Simple graphic library for beginners

Michael Torrie torriem at gmail.com
Thu Jan 11 00:16:47 EST 2018


On 01/10/2018 01:13 PM, bartc wrote:
> I couldn't see anything obviously simple there. A lot seems to do with 
> interaction which is always much more complicated than just drawing stuff.
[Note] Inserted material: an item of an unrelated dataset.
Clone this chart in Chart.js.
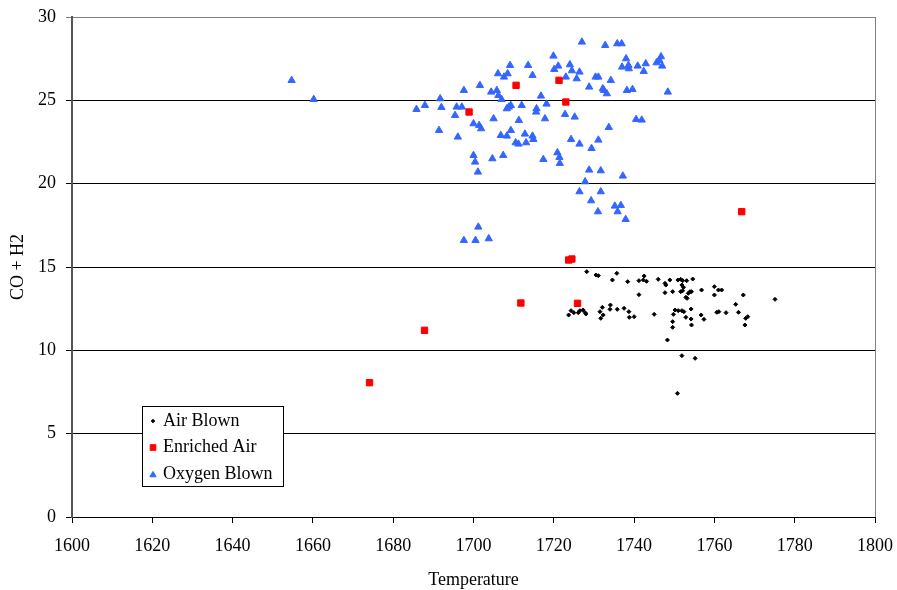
<!DOCTYPE html>
<html>
<head>
<meta charset="utf-8">
<title>CO + H2 vs Temperature</title>
<script src="https://cdn.jsdelivr.net/npm/chart.js@4.4.1/dist/chart.umd.min.js"></script>
<style>
  html, body { margin: 0; padding: 0; background: #ffffff; }
  #wrap { width: 897px; height: 590px; }
</style>
</head>
<body>
<div id="wrap"><canvas id="c" width="897" height="590"></canvas></div>
<script>
// Temperature axis range and CO + H2 axis range
const xTicks = { min: 1600, max: 1800, step: 20 };
const yTicks = { min: 0, max: 30, step: 5 };

const seriesNames = ['Air Blown', 'Enriched Air', 'Oxygen Blown'];

// Air blown gasifier runs
const airTemp = [
  1728.2, 1730.5, 1731.1, 1735.7, 1734.6, 1738.4, 1741.2, 1742.5, 1742.3, 1743.1,
  1746.0, 1741.2, 1723.7, 1724.3, 1725.0, 1726.1, 1726.5, 1727.3, 1727.8, 1728.0,
  1731.5, 1732.1, 1731.7, 1732.3, 1734.1, 1734.0, 1735.8, 1737.5, 1738.7, 1738.8,
  1740.0, 1745.0, 1747.7, 1747.9, 1748.9, 1750.9, 1751.6, 1752.1, 1753.1, 1754.6,
  1751.9, 1752.3, 1751.6, 1752.1, 1749.6, 1747.7, 1753.9, 1754.3, 1753.5, 1752.9,
  1753.2, 1756.8, 1760.0, 1761.0, 1761.8, 1760.0, 1767.2, 1775.1, 1765.3, 1750.2,
  1751.0, 1751.9, 1752.4, 1749.8, 1754.2, 1752.9, 1754.2, 1749.6, 1749.6, 1754.3,
  1756.7, 1757.4, 1760.6, 1761.1, 1762.9, 1766.0, 1767.8, 1768.3, 1767.6, 1748.3,
  1751.9, 1755.2, 1750.8
];
const airGas = [
  14.72, 14.52, 14.48, 14.62, 14.22, 14.12, 14.18, 14.46, 14.22, 14.14,
  14.26, 13.34, 12.12, 12.38, 12.26, 12.26, 12.38, 12.42, 12.26, 12.18,
  12.32, 12.58, 11.92, 12.12, 12.72, 12.46, 12.46, 12.52, 12.32, 11.98,
  12.02, 12.16, 14.02, 13.92, 14.22, 14.22, 14.26, 14.18, 14.18, 14.28,
  13.92, 13.78, 13.52, 13.58, 13.52, 13.46, 13.52, 13.52, 13.42, 13.18,
  13.12, 13.62, 13.82, 13.62, 13.62, 13.32, 13.32, 13.06, 12.76, 12.42,
  12.38, 12.38, 12.32, 12.16, 12.48, 11.98, 11.88, 11.72, 11.38, 11.52,
  12.12, 11.86, 12.28, 12.32, 12.26, 12.28, 11.92, 12.02, 11.52, 10.62,
  9.68, 9.52, 7.42
];

// Enriched air runs
const enrichedTemp = [1674.1, 1687.8, 1698.9, 1710.6, 1711.8, 1721.3, 1723.0, 1723.7, 1724.5, 1725.9, 1766.8];
const enrichedGas  = [8.06, 11.2, 24.3, 25.9, 12.84, 26.2, 24.9, 15.42, 15.48, 12.82, 18.32];

// Oxygen blown runs
const oxygenTemp = [
  1654.7, 1660.2, 1685.8, 1687.9, 1691.7, 1692.0, 1697.6, 1701.6, 1695.4, 1695.8,
  1697.1, 1691.4, 1696.1, 1700.0, 1701.4, 1701.9, 1705.0, 1700.0, 1700.4, 1701.1,
  1704.7, 1707.4, 1706.8, 1708.3, 1709.3, 1711.3, 1710.5, 1711.2, 1713.1, 1712.8,
  1708.8, 1708.3, 1709.3, 1712.0, 1707.0, 1704.4, 1705.8, 1706.2, 1706.1, 1707.6,
  1708.5, 1709.1, 1713.6, 1701.2, 1697.6, 1700.5, 1703.8, 1727.0, 1732.8, 1735.8,
  1736.9, 1719.9, 1714.7, 1720.1, 1721.1, 1723.0, 1724.0, 1724.5, 1726.4, 1725.7,
  1730.4, 1731.1, 1728.8, 1734.2, 1732.2, 1732.5, 1733.2, 1738.0, 1737.0, 1738.6,
  1738.7, 1738.2, 1739.6, 1740.9, 1742.9, 1742.4, 1745.6, 1746.7, 1747.0, 1746.3,
  1748.4, 1715.7, 1715.6, 1716.8, 1718.2, 1717.8, 1722.8, 1725.2, 1714.7, 1714.9,
  1717.4, 1720.9, 1721.4, 1721.5, 1724.3, 1726.4, 1729.4, 1731.1, 1733.7, 1740.5,
  1741.9, 1728.8, 1731.7, 1737.2, 1727.8, 1726.4, 1731.7, 1729.3, 1731.0, 1735.2,
  1736.7, 1735.9, 1737.9
];
const oxygenGas = [
  26.2, 25.06, 24.46, 24.7, 25.1, 24.58, 25.6, 25.9, 24.1, 24.6,
  24.6, 23.2, 22.8, 23.6, 23.5, 23.3, 23.9, 21.7, 21.3, 20.7,
  21.5, 21.7, 22.9, 22.86, 23.2, 23.8, 22.46, 22.38, 22.46, 22.98,
  24.6, 24.5, 24.7, 24.7, 25.06, 25.5, 25.6, 25.3, 26.6, 26.4,
  26.6, 27.1, 27.1, 17.4, 16.6, 16.6, 16.7, 28.5, 28.3, 28.4,
  28.4, 27.66, 26.5, 26.86, 27.06, 26.4, 27.14, 26.78, 26.7, 26.3,
  26.4, 26.4, 25.8, 26.2, 25.7, 25.6, 25.4, 27.5, 27.0, 27.1,
  26.9, 25.6, 25.66, 27.06, 27.2, 26.74, 27.26, 27.62, 27.06, 27.4,
  25.5, 24.5, 24.3, 25.26, 24.78, 23.9, 24.16, 24.0, 22.86, 22.66,
  21.46, 21.86, 21.58, 21.22, 22.66, 22.38, 22.12, 22.62, 23.38, 23.86,
  23.82, 20.82, 20.78, 20.46, 20.12, 19.52, 19.52, 18.98, 18.32, 18.66,
  18.7, 18.32, 17.86
];

function points(xs, ys) {
  return xs.map((x, i) => ({ x: x, y: ys[i] }));
}

const SERIF = "'Liberation Serif', 'Times New Roman', serif";

// Legend box drawn inside the plot area, bottom-left
const boxLegend = {
  id: 'boxLegend',
  afterDatasetsDraw(chart) {
    const { ctx, chartArea } = chart;
    const left = chartArea.left + 70;
    const top = chartArea.bottom - 111;
    const w = 141, h = 80;
    ctx.save();
    ctx.fillStyle = '#ffffff';
    ctx.fillRect(left, top, w, h);
    ctx.strokeStyle = '#000000';
    ctx.lineWidth = 1;
    ctx.strokeRect(left + 0.5, top + 0.5, w, h);
    ctx.font = '18px ' + SERIF;
    ctx.textBaseline = 'middle';
    ctx.fillStyle = '#000000';
    const legendSizes = [1.8, 4, 3.6];
    chart.data.datasets.forEach((ds, i) => {
      const cy = top + 15 + i * 26.5;
      ctx.fillStyle = ds.backgroundColor;
      ctx.strokeStyle = ds.borderColor;
      ctx.lineWidth = 1;
      Chart.helpers.drawPoint(ctx, { pointStyle: ds.pointStyle, radius: legendSizes[i], borderWidth: 1 }, left + 11, cy + (i === 2 ? 1 : 0));
      ctx.fillStyle = '#000000';
      ctx.fillText(ds.label, left + 21, cy);
    });
    ctx.restore();
  }
};

// Grey right-hand frame of the plot area
const plotFrame = {
  id: 'plotFrame',
  beforeDatasetsDraw(chart) {
    const { ctx, chartArea } = chart;
    ctx.save();
    ctx.strokeStyle = '#808080';
    ctx.lineWidth = 1;
    ctx.beginPath();
    ctx.moveTo(Math.round(chartArea.right) + 0.5, chartArea.top);
    ctx.lineTo(Math.round(chartArea.right) + 0.5, chartArea.bottom);
    ctx.stroke();
    ctx.restore();
  }
};

new Chart(document.getElementById('c'), {
  type: 'scatter',
  data: {
    datasets: [
      {
        label: seriesNames[0],
        data: points(airTemp, airGas),
        pointStyle: 'rectRot',
        pointRadius: 2,
        borderWidth: 1,
        backgroundColor: '#000000',
        borderColor: '#000000'
      },
      {
        label: seriesNames[1],
        data: points(enrichedTemp, enrichedGas),
        pointStyle: 'rect',
        pointRadius: 4.5,
        borderWidth: 1,
        backgroundColor: '#ff0000',
        borderColor: '#ff0000'
      },
      {
        label: seriesNames[2],
        data: points(oxygenTemp, oxygenGas),
        pointStyle: 'triangle',
        pointRadius: 4.2,
        borderWidth: 1,
        backgroundColor: '#3366ff',
        borderColor: '#3366ff'
      }
    ]
  },
  options: {
    responsive: false,
    animation: false,
    events: [],
    layout: { padding: { top: 17, right: 22, left: 0, bottom: 0 } },
    plugins: {
      legend: { display: false },
      tooltip: { enabled: false }
    },
    scales: {
      x: {
        type: 'linear',
        min: xTicks.min,
        max: xTicks.max,
        afterFit(scale) {
          scale.height = 73;
          scale.paddingLeft = 0;
          scale.paddingRight = 0;
        },
        ticks: {
          stepSize: xTicks.step,
          color: '#000000',
          padding: 12,
          maxRotation: 0,
          font: { family: SERIF, size: 18 },
          callback: v => String(v)
        },
        grid: {
          drawOnChartArea: false,
          drawTicks: true,
          tickLength: 6,
          color: '#000000'
        },
        border: { display: true, color: '#000000', width: 1 },
        title: {
          display: true,
          text: 'Temperature',
          color: '#000000',
          font: { family: SERIF, size: 18, lineHeight: 1 },
          padding: { top: 0, bottom: 1 }
        }
      },
      y: {
        min: yTicks.min,
        max: yTicks.max,
        afterFit(scale) {
          scale.width = 72;
          scale.paddingTop = 0;
          scale.paddingBottom = 0;
        },
        ticks: {
          stepSize: yTicks.step,
          color: '#000000',
          padding: 10,
          font: { family: SERIF, size: 18 }
        },
        grid: {
          drawTicks: true,
          tickLength: 6,
          lineWidth: 1,
          color: ctx => (ctx.tick && ctx.tick.value === yTicks.max) ? '#808080' : '#000000'
        },
        border: { display: true, color: '#555555', width: 2 },
        title: {
          display: true,
          text: 'CO + H2',
          color: '#000000',
          font: { family: SERIF, size: 18, lineHeight: 1 },
          padding: { top: 9, bottom: 0 }
        }
      }
    }
  },
  plugins: [plotFrame, boxLegend]
});
</script>
</body>
</html>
Yes the link didn't have the simple examples I hoped for.  How's this:
-----------------------------
import pygame
import time

pygame.init()
screen = pygame.display.set_mode((1024, 768) )
red = (255,0,0)
green = (0,255,0)

screen.fill( (255,255,255) )
pygame.draw.lines(screen, red, False, ((0,0),(100,100)))
pygame.draw.lines(screen, green, False, ((0,100),(100,0)))
pygame.display.update()

time.sleep(5)
pygame.quit()
------------------------------

PyGame has other primitives like circles, ellipses, etc.  Much like the
old BASIC graphics primitives.

> 'Turtle' will do it (assuming there's a way of drawing things without 
> having to watch an actual turtle symbol crawling around the screen).

Yes I think it can.

> One simple library of my own (not for Python) would use one function 
> call to create a window, and another to draw an element (say, a box) 
> within that window. (Plus a third to keep it on the screen otherwise it 
> will disappear when the program terminates.)

Are you thinking of sprites?

> The only way to get it simpler than that is where the display window is 
> always present (like some old Basics).

This is sort of similar to PyGame's concepts.